Feature

Book of the week: Creation: How Science Is Reinventing Life Itself by Adam Rutherford

For anyone hoping to join the conversation on genetic engineering, this “brave” and thoughtful book makes a great place to start.

(Current, $28)

“It’s hard not to get excited” about the near future that Adam Rutherford foresees, said Chloë Schama in Smithsonian. An editor at Nature with a Ph.D. in genetics, he’s a deft explainer, and he sets a stage in the first half of this eye-opening book by providing a fast-paced, “rather elegant” summary of how 4 billion years of evolution has worked at the cellular level. But it’s when he turns to the ambitions of scientists who are re-engineering existing cells that many readers will become giddy. Rutherford introduces us to a goat that produces spider’s silk in her milk and a brewer’s yeast that generates diesel. He even shows us an E. coli bacterium that—if a NASA-led project goes according to plan—will one day enable astronauts to create concrete from moon dust.
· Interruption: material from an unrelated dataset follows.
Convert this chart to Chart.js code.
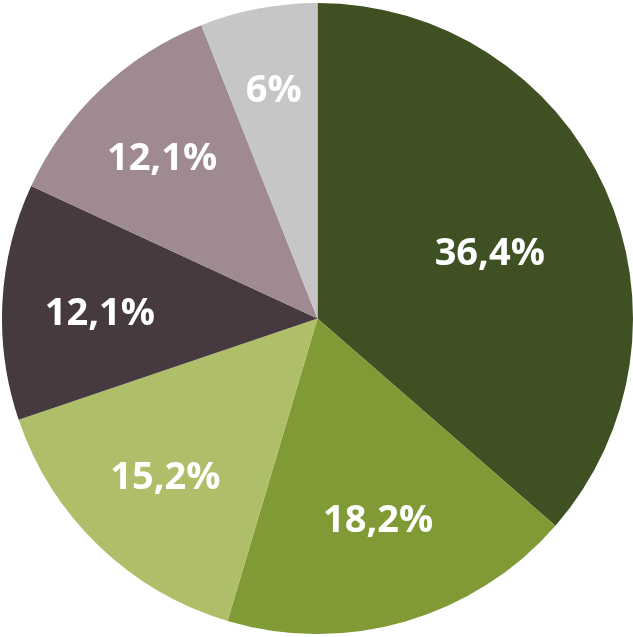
<!DOCTYPE html>
<html>
<head>
<meta charset="utf-8">
<script src="https://cdn.jsdelivr.net/npm/chart.js@4"></script>
<style>
  html, body { margin: 0; padding: 0; background: #fff; }
  #wrap { width: 633px; height: 637px; }
</style>
</head>
<body>
<div id="wrap"><canvas id="chart"></canvas></div>
<script>
const categories = ['A', 'B', 'C', 'D', 'E', 'F'];
const values = [36.4, 18.2, 15.2, 12.1, 12.1, 6];
const valueLabels = ['36,4%', '18,2%', '15,2%', '12,1%', '12,1%', '6%'];
const colors = ['#3f5122', '#809b35', '#afbf69', '#463a40', '#9e8a90', '#c6c6c6'];

// draw the percent labels inside each slice
const sliceLabels = {
  id: 'sliceLabels',
  afterDatasetsDraw(chart, args, opts) {
    const ctx = chart.ctx;
    const meta = chart.getDatasetMeta(0);
    ctx.save();
    ctx.fillStyle = '#fff';
    ctx.font = '700 38px "Open Sans", sans-serif';
    ctx.textAlign = 'center';
    ctx.textBaseline = 'middle';
    meta.data.forEach((arc, i) => {
      const mid = (arc.startAngle + arc.endAngle) / 2 + opts.shift[i];
      const r = arc.outerRadius * opts.radius[i];
      ctx.fillText(valueLabels[i], arc.x + Math.cos(mid) * r, arc.y + Math.sin(mid) * r + 2);
    });
    ctx.restore();
  }
};

new Chart(document.getElementById('chart'), {
  type: 'pie',
  data: {
    labels: categories,
    datasets: [{
      data: values,
      backgroundColor: colors,
      borderWidth: 0
    }]
  },
  options: {
    responsive: true,
    maintainAspectRatio: false,
    animation: false,
    layout: { padding: { left: 2, top: 1, bottom: 1 } },
    plugins: {
      legend: { display: false },
      tooltip: { enabled: false },
      sliceLabels: {
        radius: [0.585, 0.665, 0.695, 0.69, 0.71, 0.74],
        shift: [0.06, -0.01, 0, -0.025, -0.01, 0]
      }
    }
  },
  plugins: [sliceLabels]
});
</script>
</body>
</html>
Throughout, Rutherford “puts his training to fine, explanatory use,” said Karen R. Long in the Los Angeles Times. Granted, his headlong charge through such challenging subjects as molecular geometry and the mechanics of DNA replication makes this “a book best read with a mug of coffee, not beer.” But Rutherford has a gift for crafting “felicitous analogies” that carry a lay reader along. Scientists who practice synthetic biology aren’t playing gods, he tells us, as much as they’re playing sample-happy hip-hop producers—“copying, adapting, and transforming what has come before.” He’s also not afraid of an occasional grand statement. Soon, “for only the second time in 4 billion years,” he writes, a life will be created independently of any existing cell—this time in a laboratory.

“For me, the highlight of the book comes near the end,” said John Gribbin in The Wall Street Journal. Rutherford’s “clear and compelling” takedown of the fearmongers who hope to halt all genetic engineering unmasks many of their warnings as sensationalistic hokum. Yet I wished he’d shown “a little less hubris” while championing the optimists’ view, said Nick Lane in The Observer (U.K.). As a researcher myself, I understand that today’s genetic engineers are “merely shuffling the gene pack” in the same way nature does. But concerns about something going awry can’t be summarily dismissed. All of us interested in debating the risks and rewards of genetic engineering need to know the subject better. Despite its one blind spot, Rutherford’s “brave,” “genuinely thoughtful” book makes a great place to start for anyone hoping to join the conversation.